Alternatives to mutable global variables are discussed later in Chapter 19, “Smart Pointers,” and the use of raw pointers is discussed in detail in Chapter 25, where we cover unsafe language extensions.

const vs. static

• Use const when the value can be computed at compile time and you want it inlined directly into the code. These are similar to C macros for constants but include type checking.
• Use static when you need a single, persistent memory location for a value throughout the program’s lifetime, much like a C global variable. Only use static mut within unsafe blocks and with extreme caution, preferably replacing it with safe concurrency patterns like std::sync::Mutex or std::sync::atomic types. As of Rust 2024, taking references to static mut is generally disallowed to prevent undefined behavior.

5.5.8 Shadowing

Rust allows you to declare a new variable with the same name as a previously declared variable within the same or an inner scope. This is called shadowing. The new variable declaration creates a new binding, making the previous variable inaccessible by that name from that point forward (or temporarily, within an inner scope).

fn main() {
    let x = 5;
    println!("x = {}", x); // Prints 5

    // Shadow x by creating a new variable also named x
    let x = x + 1; // This 'x' is a new variable, initialized using the old 'x'
    println!("Shadowed x = {}", x); // Prints 6

    {
        // Shadow x again in an inner scope
        let x = x * 2; // This is yet another 'x', local to this block
        println!("Inner shadowed x = {}", x); // Prints 12
    } // Inner scope ends, its 'x' binding disappears

    // We are back to the 'x' from the outer scope (the one holding 6)
    println!("Outer x after scope = {}", x); // Prints 6

    // Shadowing is often used to transform a value while reusing its name,
    // potentially even changing the type.
    let spaces = "   ";       // 'spaces' holds a &str (string slice)
    let spaces = spaces.len(); // The name 'spaces' is re-bound to a usize value
    println!("Number of spaces: {}", spaces); // Prints 3
}

Shadowing differs significantly from marking a variable mut. Mutating (let mut y = 5; y = 6;) changes the value within the same variable’s memory location, without changing its type. Shadowing (let x = 5; let x = x + 1;) creates a completely new variable (potentially with a different type) that happens to reuse the same name, making the old variable inaccessible by that name afterwards.

5.5.9 Scope and Lifetimes

A variable is valid (or “in scope”) from the point it’s declared until the end of the block {} in which it was declared. When a variable goes out of scope, Rust automatically calls any necessary cleanup code for that variable (this is part of the ownership and RAII system, detailed later).

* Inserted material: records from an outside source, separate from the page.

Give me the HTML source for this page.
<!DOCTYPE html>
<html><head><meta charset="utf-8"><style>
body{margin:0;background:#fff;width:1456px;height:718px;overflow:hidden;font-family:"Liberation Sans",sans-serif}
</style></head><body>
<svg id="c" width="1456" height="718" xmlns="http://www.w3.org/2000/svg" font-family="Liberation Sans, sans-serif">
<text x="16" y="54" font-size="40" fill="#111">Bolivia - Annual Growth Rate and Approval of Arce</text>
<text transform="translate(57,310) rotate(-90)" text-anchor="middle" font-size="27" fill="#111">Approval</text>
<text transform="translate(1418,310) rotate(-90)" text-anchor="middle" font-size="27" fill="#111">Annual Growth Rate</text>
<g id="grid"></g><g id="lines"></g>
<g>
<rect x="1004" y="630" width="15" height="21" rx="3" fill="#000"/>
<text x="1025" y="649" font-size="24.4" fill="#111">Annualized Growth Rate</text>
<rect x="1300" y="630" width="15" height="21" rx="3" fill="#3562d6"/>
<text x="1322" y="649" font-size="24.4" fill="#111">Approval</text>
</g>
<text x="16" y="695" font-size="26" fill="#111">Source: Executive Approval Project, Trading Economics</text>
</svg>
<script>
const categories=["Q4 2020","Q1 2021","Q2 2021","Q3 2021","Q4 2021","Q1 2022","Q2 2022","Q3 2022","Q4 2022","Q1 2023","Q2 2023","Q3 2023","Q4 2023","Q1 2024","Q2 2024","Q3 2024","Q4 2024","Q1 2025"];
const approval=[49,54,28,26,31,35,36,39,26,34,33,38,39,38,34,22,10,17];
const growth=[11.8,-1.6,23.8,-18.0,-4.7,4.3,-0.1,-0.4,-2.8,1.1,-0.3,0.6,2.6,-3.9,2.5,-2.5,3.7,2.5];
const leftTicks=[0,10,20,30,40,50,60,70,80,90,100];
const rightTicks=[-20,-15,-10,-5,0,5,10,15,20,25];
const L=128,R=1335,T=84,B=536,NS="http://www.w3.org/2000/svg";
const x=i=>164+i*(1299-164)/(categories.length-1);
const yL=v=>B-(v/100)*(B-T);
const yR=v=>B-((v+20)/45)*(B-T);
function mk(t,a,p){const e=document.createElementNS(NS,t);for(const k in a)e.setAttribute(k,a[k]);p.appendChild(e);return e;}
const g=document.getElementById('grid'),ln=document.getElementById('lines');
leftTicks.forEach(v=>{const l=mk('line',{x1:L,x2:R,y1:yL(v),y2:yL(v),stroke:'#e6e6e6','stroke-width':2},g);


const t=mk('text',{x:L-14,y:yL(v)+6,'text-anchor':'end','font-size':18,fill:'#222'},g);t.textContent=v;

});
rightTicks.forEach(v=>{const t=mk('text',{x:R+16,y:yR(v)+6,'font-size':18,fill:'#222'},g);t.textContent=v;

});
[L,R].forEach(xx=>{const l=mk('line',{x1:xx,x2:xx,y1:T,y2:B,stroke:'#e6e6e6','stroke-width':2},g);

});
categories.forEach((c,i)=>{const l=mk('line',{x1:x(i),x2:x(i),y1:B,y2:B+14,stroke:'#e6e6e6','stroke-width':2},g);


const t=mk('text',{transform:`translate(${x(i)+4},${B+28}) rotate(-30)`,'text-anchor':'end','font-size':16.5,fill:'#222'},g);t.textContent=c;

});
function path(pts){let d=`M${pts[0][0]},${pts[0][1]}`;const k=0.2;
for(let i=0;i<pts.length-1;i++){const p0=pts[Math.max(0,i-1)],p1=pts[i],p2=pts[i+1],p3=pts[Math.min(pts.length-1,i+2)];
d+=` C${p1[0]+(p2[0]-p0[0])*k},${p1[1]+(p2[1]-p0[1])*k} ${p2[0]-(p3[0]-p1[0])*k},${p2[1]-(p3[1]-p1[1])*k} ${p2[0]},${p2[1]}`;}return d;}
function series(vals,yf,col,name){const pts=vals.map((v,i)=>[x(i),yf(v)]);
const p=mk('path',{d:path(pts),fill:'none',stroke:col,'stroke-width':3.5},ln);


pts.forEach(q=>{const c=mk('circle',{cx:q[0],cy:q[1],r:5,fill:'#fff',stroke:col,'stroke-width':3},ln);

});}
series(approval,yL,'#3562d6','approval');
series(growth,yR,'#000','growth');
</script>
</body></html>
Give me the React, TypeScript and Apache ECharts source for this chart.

fn main() { // Outer scope starts
    let outer_var = 1;
    { // Inner scope starts
        let inner_var = 2;
        println!("Inside inner scope: outer={}, inner={}", outer_var, inner_var);
    } // Inner scope ends, 'inner_var' goes out of scope and is cleaned up

    // println!("Outside inner scope: inner={}", inner_var);
    // Compile Error: `inner_var` not found in this scope
    println!("Back in outer scope: outer={}", outer_var);
} // Outer scope ends, 'outer_var' goes out of scope and is cleaned up

5.5.10 Declaring Multiple Variables (Destructuring)

While C allows int a, b;, Rust typically uses one let statement per variable. However, Rust supports destructuring assignment using patterns, which is often used with tuples or structs to initialize multiple variables at once.

fn main() {
    let (x, y) = (5, 10); // Destructure the tuple (5, 10)
                         // This binds x to 5 and y to 10

    println!("x={}, y={}", x, y);
}

We will see more advanced uses of patterns and destructuring later.